The answer to this is the 'extension' feature of PPF. After the completion of 15 years, you can extend your PPF account any number of times in blocks of 5 years each. If you want, you can continue it without depositing money (on which interest will continue to accrue) or you can grow it faster by continuing to invest every year.

PPF vs ELSS: Safety or higher returns?

People often ask whether to invest in PPF or ELSS (Equity Linked Savings Scheme) mutual funds?

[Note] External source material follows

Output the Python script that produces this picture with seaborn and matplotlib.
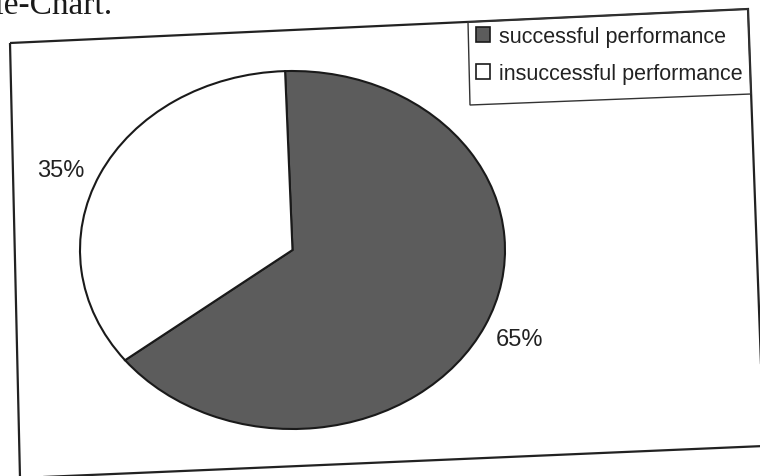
import matplotlib
matplotlib.use("Agg")
import matplotlib.pyplot as plt
from matplotlib.patches import Polygon
import seaborn as sns

# ---- data ----
categories = ["successful performance", "insuccessful performance"]
values = [65, 35]
colors = ["#5c5c5c", "#ffffff"]
title_text = "Pie-Chart."

sns.set_theme(style="white")
plt.rcParams["font.family"] = ["Liberation Sans", "DejaVu Sans"]

W, H = 760, 477
fig = plt.figure(figsize=(W / 100, H / 100), dpi=100)
fig.patch.set_facecolor("white")


def fc(x, y):
    return (x / W, 1 - y / H)


# partial caption at top-left (scanned page, clipped as in the source)
fig.text(112 / W, 1 - 14 / H, title_text, ha="right", va="baseline",
         fontsize=24, family=["Liberation Serif", "DejaVu Serif"], color="#1a1a1a")

# tilted chart frame
frame = Polygon([fc(10, 44), fc(748, 10), fc(764, 447), fc(20, 479)], closed=True,
                fill=False, edgecolor="#222222", linewidth=1.6,
                transform=fig.transFigure)
fig.add_artist(frame)

# legend box (tilted)
lbox = Polygon([fc(468, 23), fc(748, 10), fc(751, 95), fc(470, 106)], closed=True,
               fill=False, edgecolor="#333333", linewidth=1.0,
               transform=fig.transFigure)
fig.add_artist(lbox)

# pie
ax = fig.add_axes([80 / W, 1 - 430 / H, 425 / W, 358 / H])
wedges, texts, autotexts = ax.pie(
    values, colors=colors, startangle=92, counterclock=False,
    autopct="%d%%", pctdistance=1.18,
    wedgeprops=dict(edgecolor="#1a1a1a", linewidth=1.5),
    textprops=dict(fontsize=17, color="#222222"),
)
ax.set_aspect("auto")
ax.set_xlim(-1, 1)
ax.set_ylim(-1, 1)
ax.axis("off")
# nudge the small-slice label slightly down as in the source
x, y = autotexts[1].get_position()
autotexts[1].set_position((x - 0.02, y - 0.05))

leg = fig.legend(wedges, categories, loc="upper left",
                 bbox_to_anchor=(476 / W, 1 - 27 / H), bbox_transform=fig.transFigure,
                 frameon=False, fontsize=15.5, handlelength=0.65, handleheight=0.65,
                 handletextpad=0.4, labelspacing=0.75, borderaxespad=0,
                 borderpad=0)
for t in leg.get_texts():
    t.set_color("#222222")
for h in leg.legend_handles:
    h.set_edgecolor("#1a1a1a")
    h.set_linewidth(1.2)

fig.savefig("out.png", dpi=100)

Feature PPF (Public Provident Fund) ELSS (Equity Linked Saving Scheme)
Risk Zero risk, backed by government guarantee Market risk, returns not guaranteed
Returns Fixed returns (currently 7.1%) Estimated 12–15% (market-dependent)
Tax Benefits Completely tax-free (EEE status) 80C deduction on investment, 10% tax on capital gains
Lock-in Period 15 years 3 years
Best For Those seeking safe and guaranteed returns Those willing to take risks for potentially higher returns

Conclusion: Powerful, safe and tax free

PPF (Public Provident Fund) is a very powerful, safe and tax-free investment option for the long term in India. Its power of compounding and EEE tax status make it attractive. A disciplined investor can create a tax-free fund of more than ₹2.26 crore in 35 years without any risk by investing just ₹12,500 every month. This is an ideal plan for those who want to create a large and safe corpus for their retirement.

Frequently Asked Questions (FAQs)

Q1: Who can invest in PPF?

A:
Any Indian citizen, including children, can open a PPF account.

Q2: What is the minimum and maximum amount that can be invested in PPF?

A:
You can invest a minimum of ₹500 and a maximum of ₹1.5 lakh in a financial year.

Q3: What is the maturity period of PPF?

A:
Its maturity period is 15 years, which can be extended any number of times for 5-5 years.

Q4: What is the current interest rate on PPF?

A:
Currently, PPF is offering interest at the rate of 7.1% per annum (it may change every quarter).

Q5: Is the entire amount received from PPF tax-free?

A:
Yes, PPF is completely tax-free (EEE) at all three levels – investment, interest and maturity.